Thank you for the constructive feedback.
We acknowledge that supervision derived from off‑the‑shelf optical flow models could, in principle, limit performance (However, please note that leveraging off-the-shelf flow models has been a common practice in many prior works, e.g., [1, 2]). In our setting, however, this risk is minimized for three reasons:
- Quality of optical flow. Following previous works, our work mostly utilizes synthetic data to train with accurate depth, optical flow, and camera pose information, which is typically hard to accurately obtain in real-world videos. As a result, only 12.5% of our training batch utilizes flow from off-the-shelf models (Point Odyssey dataset), where the remaining flow is obtained from ground-truth information.
- Uncertainty‑aware point‑map regression. In addition to the majority of the data coming from ground-truth optical flow, in our framework, the flow provides soft correspondences that are blended with multiview cues; erroneous matches and potentially noisy flows from off-the-shelf models are down‑weighted through the uncertainty term in our loss, as in DUSt3R.

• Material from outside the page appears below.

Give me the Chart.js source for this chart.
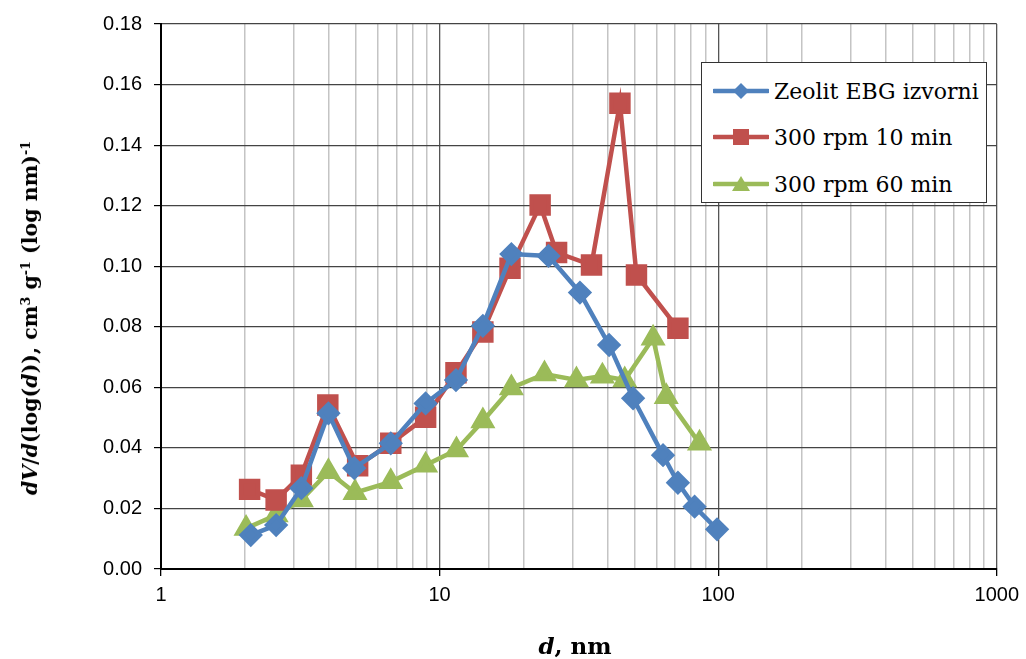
<!DOCTYPE html>
<html>
<head>
<meta charset="utf-8">
<script src="https://cdn.jsdelivr.net/npm/chart.js@4.4.0/dist/chart.umd.min.js"></script>
<style>
  body { margin: 0; background: #fff; }
  #wrap { position: relative; width: 1026px; height: 659px; }
  #ytitle {
    position: absolute; left: 30px; top: 318px;
    transform: translate(-50%, -50%) rotate(-90deg);
    white-space: nowrap;
    font: bold 20.5px "DejaVu Serif", serif; color: #000;
  }
  #xtitle {
    position: absolute; left: 575px; top: 645px;
    transform: translate(-50%, -50%);
    white-space: nowrap;
    font: bold 23px "DejaVu Serif", serif; color: #000;
  }
  sup { font-size: 0.62em; vertical-align: 0.55em; line-height: 0; }
  #legend {
    position: absolute; left: 701px; top: 62px; width: 286px; height: 141px;
    border: 1px solid #333; background: #fff; box-sizing: border-box;
    font: 22px "DejaVu Serif", serif; color: #000;
  }
  .row { position: absolute; left: 11px; height: 30px; display: flex; align-items: center; }
  .row svg { margin-right: 5px; }
</style>
</head>
<body>
<div id="wrap">
  <canvas id="myChart" width="1026" height="659"></canvas>
  <div id="ytitle"><i>dV</i>/<i>d</i>(log(<i>d</i>)), cm<sup>3</sup> g<sup>-1</sup> (log nm)<sup>-1</sup></div>
  <div id="xtitle"><i>d</i>, nm</div>
  <div id="legend">
    <div class="row" style="top:13px">
      <svg width="56" height="20"><line x1="1" y1="10" x2="55" y2="10" stroke="#4F81BD" stroke-width="4.5" stroke-linecap="round"/><polygon points="28,2 36,10 28,18 20,10" fill="#4F81BD"/></svg>
      <span>Zeolit EBG izvorni</span>
    </div>
    <div class="row" style="top:59px">
      <svg width="56" height="20"><line x1="1" y1="10" x2="55" y2="10" stroke="#C0504D" stroke-width="4.5" stroke-linecap="round"/><rect x="20" y="2" width="16" height="16" fill="#C0504D"/></svg>
      <span>300 rpm 10 min</span>
    </div>
    <div class="row" style="top:106px">
      <svg width="56" height="20"><line x1="1" y1="10" x2="55" y2="10" stroke="#9BBB59" stroke-width="4.5" stroke-linecap="round"/><polygon points="28,2 37,17 19,17" fill="#9BBB59"/></svg>
      <span>300 rpm 60 min</span>
    </div>
  </div>
</div>
<script>
// pore diameters (nm) and dV/dlog(d) values
const dZeolit = [2.10, 2.59, 3.19, 3.99, 4.94, 6.68, 8.91, 11.45, 14.3, 18.1, 24.6, 31.9, 40.6, 49.5, 63.4, 71.7, 82.3, 99.1];
const vZeolit = [0.0112, 0.0145, 0.0267, 0.0514, 0.0333, 0.0415, 0.0547, 0.0624, 0.0803, 0.1040, 0.1034, 0.0913, 0.0740, 0.0564, 0.0376, 0.0285, 0.0206, 0.0131];

const d10min = [2.08, 2.59, 3.19, 3.97, 5.08, 6.68, 8.91, 11.45, 14.3, 17.9, 22.96, 26.3, 35.1, 44.4, 50.9, 71.7];
const v10min = [0.0263, 0.0228, 0.0310, 0.0542, 0.0341, 0.0415, 0.0501, 0.0648, 0.0783, 0.0993, 0.1202, 0.1045, 0.1004, 0.1538, 0.0971, 0.0795];

const d60min = [2.02, 2.59, 3.19, 3.99, 4.97, 6.68, 8.91, 11.5, 14.3, 18.1, 23.8, 31.0, 38.4, 46.2, 58.4, 65.1, 85.7];
const v60min = [0.0134, 0.0178, 0.0228, 0.0321, 0.0252, 0.0288, 0.0343, 0.0393, 0.0489, 0.0598, 0.0644, 0.0624, 0.0637, 0.0624, 0.0762, 0.0569, 0.0415];

const seriesNames = ['Zeolit EBG izvorni', '300 rpm 10 min', '300 rpm 60 min'];
const xMajor = [1, 10, 100, 1000];

function pts(xs, ys) {
  return xs.map(function (x, i) { return { x: x, y: ys[i] }; });
}
function isMajor(v) {
  return xMajor.indexOf(Math.round(v * 1000) / 1000) !== -1;
}

const tickFont = { family: '"Liberation Sans", Arial, sans-serif', size: 20 };

const data = {
  datasets: [{
    label: seriesNames[0],
    data: pts(dZeolit, vZeolit),
    borderColor: '#4F81BD',
    backgroundColor: '#4F81BD',
    pointStyle: 'rectRot',
    pointRadius: 9,
    borderWidth: 4.5
  }, {
    label: seriesNames[1],
    data: pts(d10min, v10min),
    borderColor: '#C0504D',
    backgroundColor: '#C0504D',
    pointStyle: 'rect',
    pointRadius: 12,
    borderWidth: 4.5
  }, {
    label: seriesNames[2],
    data: pts(d60min, v60min),
    borderColor: '#9BBB59',
    backgroundColor: '#9BBB59',
    pointStyle: 'triangle',
    pointRadius: 10,
    borderWidth: 4.5
  }]
};

const config = {
  type: 'scatter',
  data: data,
  options: {
    responsive: false,
    animation: false,
    showLine: true,
    elements: {
      line: { tension: 0 },
      point: { borderWidth: 0, hoverRadius: 10 }
    },
    layout: { padding: { left: 0, right: 26, top: 24, bottom: 0 } },
    plugins: {
      legend: { display: false },
      tooltip: { enabled: false }
    },
    scales: {
      x: {
        type: 'logarithmic',
        min: 1,
        max: 1000,
        afterFit: function (scale) { scale.height = 90; },
        border: { color: '#000', width: 2 },
        grid: {
          color: function (ctx) { return isMajor(ctx.tick.value) ? '#555' : '#c4c4c4'; },
          lineWidth: function (ctx) { return isMajor(ctx.tick.value) ? 1.3 : 1.5; },
          tickColor: function (ctx) { return isMajor(ctx.tick.value) ? '#000' : 'rgba(0,0,0,0)'; },
          tickLength: 7
        },
        ticks: {
          autoSkip: false,
          maxRotation: 0,
          color: '#000',
          font: tickFont,
          padding: 7,
          callback: function (v) { return isMajor(v) ? String(v) : ''; }
        }
      },
      y: {
        min: 0,
        max: 0.18,
        afterFit: function (scale) { scale.width = 161; },
        border: { color: '#000', width: 2 },
        grid: { color: '#444', lineWidth: 1.2, tickColor: '#000', tickLength: 7 },
        ticks: {
          stepSize: 0.02,
          color: '#000',
          font: tickFont,
          padding: 12,
          callback: function (v) { return v.toFixed(2); }
        }
      }
    }
  }
};

const myChart = new Chart(document.getElementById('myChart'), config);
</script>
</body>
</html>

- Empirical evidence. Our experiments show that the uncertainty‑aware point‑map regression effectively suppresses errors near depth discontinuities and occlusions by assigning low confidence to those regions.
We have prepared visualizations that highlight these low‑confidence predictions along boundaries and occlusions through our empirical studies. Although the rebuttal format does not allow external media, we will include these visuals in the final version of the paper.
To deepen the analysis of our method’s robustness to optical‑flow noise, we conduct a controlled study in which we inject uniformly sampled noise within [-1, 1] range into the flow fields, systematically degrading their quality. For each noise level we retrain and evaluate the model, enabling a direct, quantitative comparison across flow qualities. The row (“SEA-RAFT”) corresponds to the default setting that relies on a standard off‑the‑shelf optical‑flow estimator—representing the common case where ground‑truth flow is unavailable. The last row shows performance when the same model is driven by noisy flows, emulating the use of weaker off‑the‑shelf estimators. Below summarizes the resulting metrics.
| Methods (AbsRel / ) | TUM-Dynamics | Bonn | Sintel | KITTI |
|---|---|---|---|---|
| SEA-RAFT | 0.142 / 83.9 | 0.060 / 95.8 | 0.324 / 57.5 | 0.104 / 90.7 |
| SEA-RAFT+ 1 px noise | 0.143 / 83.8 | 0.063 / 95.5 | 0.346 / 52.8 | 0.106 / 90.5 |
| Methods (mean / medium) | Sintel (rotation) | Sintel (Translation) | Tum (rotation) | Tum (translation) |
|---|---|---|---|---|
| SEA-RAFT | 6.96 / 2.67 | 0.26 / 0.22 | 1.80 / 1.41 | 0.03 / 0.02 |
| SEA-RAFT+ 1 px noise | 6.51 / 3.09 | 0.27 / 0.23 | 1.89 / 1.44 | 0.03 / 0.02 |
From the results, we find that adding noises leads to comparable or only slightly degraded performance. Despite injecting noise levels twice as high as those observed in Sea-RAFT predictions (Sea-RAFT noise + additional noise; the error of SEA-RAFT is roughly 1px compared to ground-truth shown in the table below), the model still learns reasonably robust representations. Consequently, our empirical evidence and comprehensive robustness evaluations strongly support that our framework effectively minimizes the impact of optical-flow inaccuracies, even when utilizing less accurate, off-the-shelf estimators.
Below, we conduct an additional robustness check – accuracy of Sea‑RAFT flow versus ground‑truth (GT).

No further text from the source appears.